Oh, no doubt. My point was more to the superfluous amenities of the other club team:two assistant coaches, more gear than São Paulo FC, etc…

I wouldn’t expect SAT score to be the most important academic criteria. At least at Stanford GPA, course rigor, trends/grades on the full record (core GPA), and similar that are more correlated with academic success have a notable influence for athletic recruits. I expect a similar statement could be made at various other selective colleges. The policy seems to be working for them. Stanford football’s current GSR grad rate is 99%, which ties with Davidson as the highest among selective colleges. Northwestern is not far behind at 97%. The ivies range from 92% (Princeton and Cornell) to 98% (Brown).

@purpletitan, I know a kid playing at Northwestern who scored below 20 on the ACT. I also know that Fitzgerald can and does guarantee admission to the school in no uncertain terms. Northwestern recruits my son’s program hard, and I know a handful of kids on the roster over the last few years, and a dozen or more who have been offered over the same time frame. I only know the one kid who seriously looked at Stanford, but I know that family pretty well. Based on that experience, all I can say is that the two programs operate differently, at least with respect to football recruiting in say the last five or six years.

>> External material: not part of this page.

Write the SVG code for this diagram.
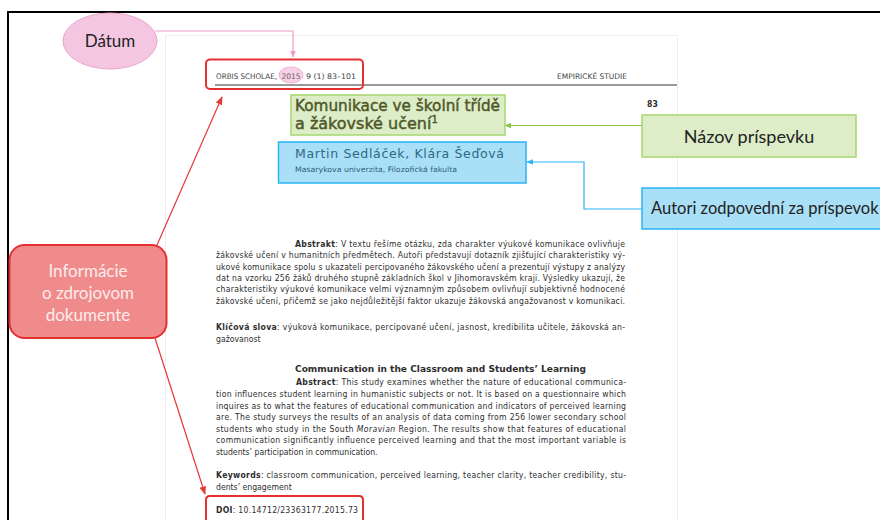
<svg xmlns="http://www.w3.org/2000/svg" width="880" height="520" viewBox="0 0 880 520">
<defs>
<style>
.doc{font-family:"DejaVu Sans Condensed","DejaVu Sans",sans-serif;font-size:8.6px;fill:#2e2e2e}
.b{font-weight:bold}
.lbl{font-family:Lato,"Open Sans",sans-serif;font-size:17px;fill:#222}
.wh{fill:#fdecec}
.hdr{font-family:"DejaVu Sans Condensed","DejaVu Sans",sans-serif;font-size:7.6px;fill:#444}
</style>
<marker id="ar" viewBox="0 0 10 10" refX="9" refY="5" markerWidth="7" markerHeight="7" orient="auto-start-reverse"><path d="M0,1 L10,5 L0,9 z" fill="#e53935"/></marker>
<marker id="ag" viewBox="0 0 10 10" refX="9" refY="5" markerWidth="6" markerHeight="6" orient="auto"><path d="M0,1 L10,5 L0,9 z" fill="#8bc34a"/></marker>
<marker id="ab" viewBox="0 0 10 10" refX="9" refY="5" markerWidth="6" markerHeight="6" orient="auto"><path d="M0,1 L10,5 L0,9 z" fill="#29b6f6"/></marker>
<marker id="ap" viewBox="0 0 10 10" refX="9" refY="5" markerWidth="6" markerHeight="6" orient="auto"><path d="M0,1 L10,5 L0,9 z" fill="#f09ccc"/></marker>
</defs>
<rect width="880" height="520" fill="#fff"/>
<!-- outer frame -->
<path d="M8,520 V12 H880" fill="none" stroke="#000" stroke-width="2"/>
<!-- page -->
<g id="page">
<path d="M165.5,520 V35.5 H677.5 V520" fill="none" stroke="#eeeeee" stroke-width="1"/>
<text class="hdr" x="216" y="79" textLength="61" lengthAdjust="spacingAndGlyphs">ORBIS SCHOLAE,</text>
<text class="hdr" x="306" y="79" textLength="50" lengthAdjust="spacingAndGlyphs">9 (1)  83–101</text>
<text class="hdr" x="557" y="79" textLength="70" lengthAdjust="spacingAndGlyphs">EMPIRICKÉ STUDIE</text>
<line x1="215" y1="85" x2="677" y2="85" stroke="#9a9a9a" stroke-width="2"/>
<text class="doc b" x="647" y="107" font-size="10">83</text>

<text class="doc" x="295" y="247" textLength="330" lengthAdjust="spacing"><tspan class="b">Abstrakt</tspan>: V textu řešíme otázku, zda charakter výukové komunikace ovlivňuje</text>
<text class="doc" x="216" y="258" textLength="409" lengthAdjust="spacing">žákovské učení v humanitních předmětech. Autoři představují dotazník zjišťující charakteristiky vý-</text>
<text class="doc" x="216" y="269.5" textLength="409" lengthAdjust="spacing">ukové komunikace spolu s ukazateli percipovaného žákovského učení a prezentují výstupy z analýzy</text>
<text class="doc" x="216" y="281" textLength="409" lengthAdjust="spacing">dat na vzorku 256 žáků druhého stupně základních škol v Jihomoravském kraji. Výsledky ukazují, že</text>
<text class="doc" x="216" y="292" textLength="409" lengthAdjust="spacing">charakteristiky výukové komunikace velmi významným způsobem ovlivňují subjektivně hodnocené</text>
<text class="doc" x="216" y="303.5" textLength="409" lengthAdjust="spacing">žákovské učení, přičemž se jako nejdůležitější faktor ukazuje žákovská angažovanost v komunikaci.</text>
<text class="doc" x="216" y="330" textLength="409" lengthAdjust="spacing"><tspan class="b">Klíčová slova</tspan>: výuková komunikace, percipované učení, jasnost, kredibilita učitele, žákovská an-</text>
<text class="doc" x="216" y="341.5">gažovanost</text>

<text class="doc b" x="295" y="372" font-size="10.5" textLength="291" lengthAdjust="spacingAndGlyphs">Communication in the Classroom and Students’ Learning</text>
<text class="doc" x="296" y="385" textLength="330" lengthAdjust="spacing"><tspan class="b">Abstract</tspan>: This study examines whether the nature of educational communica-</text>
<text class="doc" x="216" y="397" textLength="410" lengthAdjust="spacing">tion influences student learning in humanistic subjects or not. It is based on a questionnaire which</text>
<text class="doc" x="216" y="408.5" textLength="410" lengthAdjust="spacing">inquires as to what the features of educational communication and indicators of perceived learning</text>
<text class="doc" x="216" y="420" textLength="410" lengthAdjust="spacing">are. The study surveys the results of an analysis of data coming from 256 lower secondary school</text>
<text class="doc" x="216" y="431.5" textLength="410" lengthAdjust="spacing">students who study in the South <tspan font-style="italic">Moravian</tspan> Region. The results show that features of educational</text>
<text class="doc" x="216" y="443" textLength="410" lengthAdjust="spacing">communication significantly influence perceived learning and that the most important variable is</text>
<text class="doc" x="216" y="454.5">students’ participation in communication.</text>
<text class="doc" x="216" y="478" textLength="410" lengthAdjust="spacing"><tspan class="b">Keywords</tspan>: classroom communication, perceived learning, teacher clarity, teacher credibility, stu-</text>
<text class="doc" x="216" y="489.5">dents’ engagement</text>
<text class="doc" x="216" y="513" textLength="142" lengthAdjust="spacing"><tspan class="b">DOI</tspan>: 10.14712/23363177.2015.73</text>
</g>

<!-- highlight boxes -->
<g id="header-box">
<ellipse cx="291" cy="75" rx="12" ry="8" fill="#f5c2e0" fill-opacity="0.75" stroke="#e9a6cc" stroke-width="0.8"/>
<text class="hdr" x="281.5" y="79" textLength="19" lengthAdjust="spacingAndGlyphs" style="fill:#666">2015</text>
<rect x="206" y="59.5" width="157" height="29.5" rx="4" fill="none" stroke="#e53030" stroke-width="2"/>
</g>
<g id="title-box">
<rect x="291" y="95" width="214" height="40" fill="#dcedc8" stroke="#a5d66f" stroke-width="1.5"/>
<text x="295" y="111" font-family="'DejaVu Sans',sans-serif" font-size="16" fill="#4e5728" stroke="#4e5728" stroke-width="0.45" textLength="205" lengthAdjust="spacingAndGlyphs">Komunikace ve školní třídě</text>
<text x="295" y="129" font-family="'DejaVu Sans',sans-serif" font-size="16" fill="#4e5728" stroke="#4e5728" stroke-width="0.45">a žákovské učení<tspan font-size="10" dy="-6">1</tspan></text>
</g>
<g id="authors-box">
<rect x="278.5" y="142" width="247.5" height="41" fill="#a9dff7" stroke="#29b6f6" stroke-width="1.5"/>
<text x="295" y="158" font-family="'DejaVu Sans',sans-serif" font-size="12.5" fill="#2e6a86" textLength="209" lengthAdjust="spacing">Martin Sedláček, Klára Šeďová</text>
<text x="295" y="172" font-family="'DejaVu Sans Condensed','DejaVu Sans',sans-serif" font-size="7.5" fill="#2e5f78" textLength="162" lengthAdjust="spacingAndGlyphs">Masarykova univerzita, Filozofická fakulta</text>
</g>
<g id="doi-box">
<path d="M206,522 V500 Q206,496 210,496 H359 Q363,496 363,500 V522" fill="none" stroke="#e53030" stroke-width="2"/>
</g>

<!-- callout nodes -->
<g id="datum">
<ellipse cx="110" cy="41" rx="47" ry="28" fill="#f5c6e2" stroke="#e9a4cc" stroke-width="1"/>
<text class="lbl" x="110" y="47" text-anchor="middle">Dátum</text>
</g>
<g id="nazov">
<rect x="642" y="115" width="214" height="42" fill="#dcedc8" stroke="#a5d66f" stroke-width="1.5"/>
<text class="lbl" x="749" y="143" text-anchor="middle" style="font-size:18px">Názov príspevku</text>
</g>
<g id="autori">
<rect x="642" y="188" width="248" height="41" fill="#a9dff7" stroke="#29b6f6" stroke-width="1.5"/>
<text class="lbl" x="651" y="214" style="font-size:16.5px">Autori zodpovední za príspevok</text>
</g>
<g id="informacie">
<rect x="9.5" y="245" width="157" height="93" rx="15" fill="#ef8b8b" stroke="#e53030" stroke-width="2"/>
<text class="lbl wh" x="88" y="277" text-anchor="middle">Informácie</text>
<text class="lbl wh" x="88" y="299" text-anchor="middle">o zdrojovom</text>
<text class="lbl wh" x="88" y="321" text-anchor="middle">dokumente</text>
</g>

<g id="connectors" fill="none">
<path d="M155,31 H293 V57" stroke="#f09ccc" stroke-width="1.2" marker-end="url(#ap)"/>
<path d="M642,125.5 H505" stroke="#8bc34a" stroke-width="1.2" marker-end="url(#ag)"/>
<path d="M642,209 H584 V162 H527" stroke="#29b6f6" stroke-width="1.2" marker-end="url(#ab)"/>
<path d="M157,245 L222,97" stroke="#e53935" stroke-width="1.2" marker-end="url(#ar)"/>
<path d="M155,338 L205,494" stroke="#e53935" stroke-width="1.2" marker-end="url(#ar)"/>
</g>
</svg>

@northwesty, isn’t the whole point of holistic admissions that schools give more or less weight to different attributes of each applicant and not just admit based on some formulaic interpretation of the numbers? I get how that is different than the situation of a recruit at Florida, or even in the Ivy League (because of the band system and likely letter process), but I don’t get how that is different than what I understand of athletic recruiting at places like Swarthmore.

I’m pretty sure my daughter played that same Bakersfield team in at a tournament in Sweden this summer, so they must be getting support from somewhere.

I agree that we go overboard with youth sports, with parents convinced that if their child isn’t in an elite club at 8 they’ll never be a college recruit. The sad thing is that it’s becoming more and more true.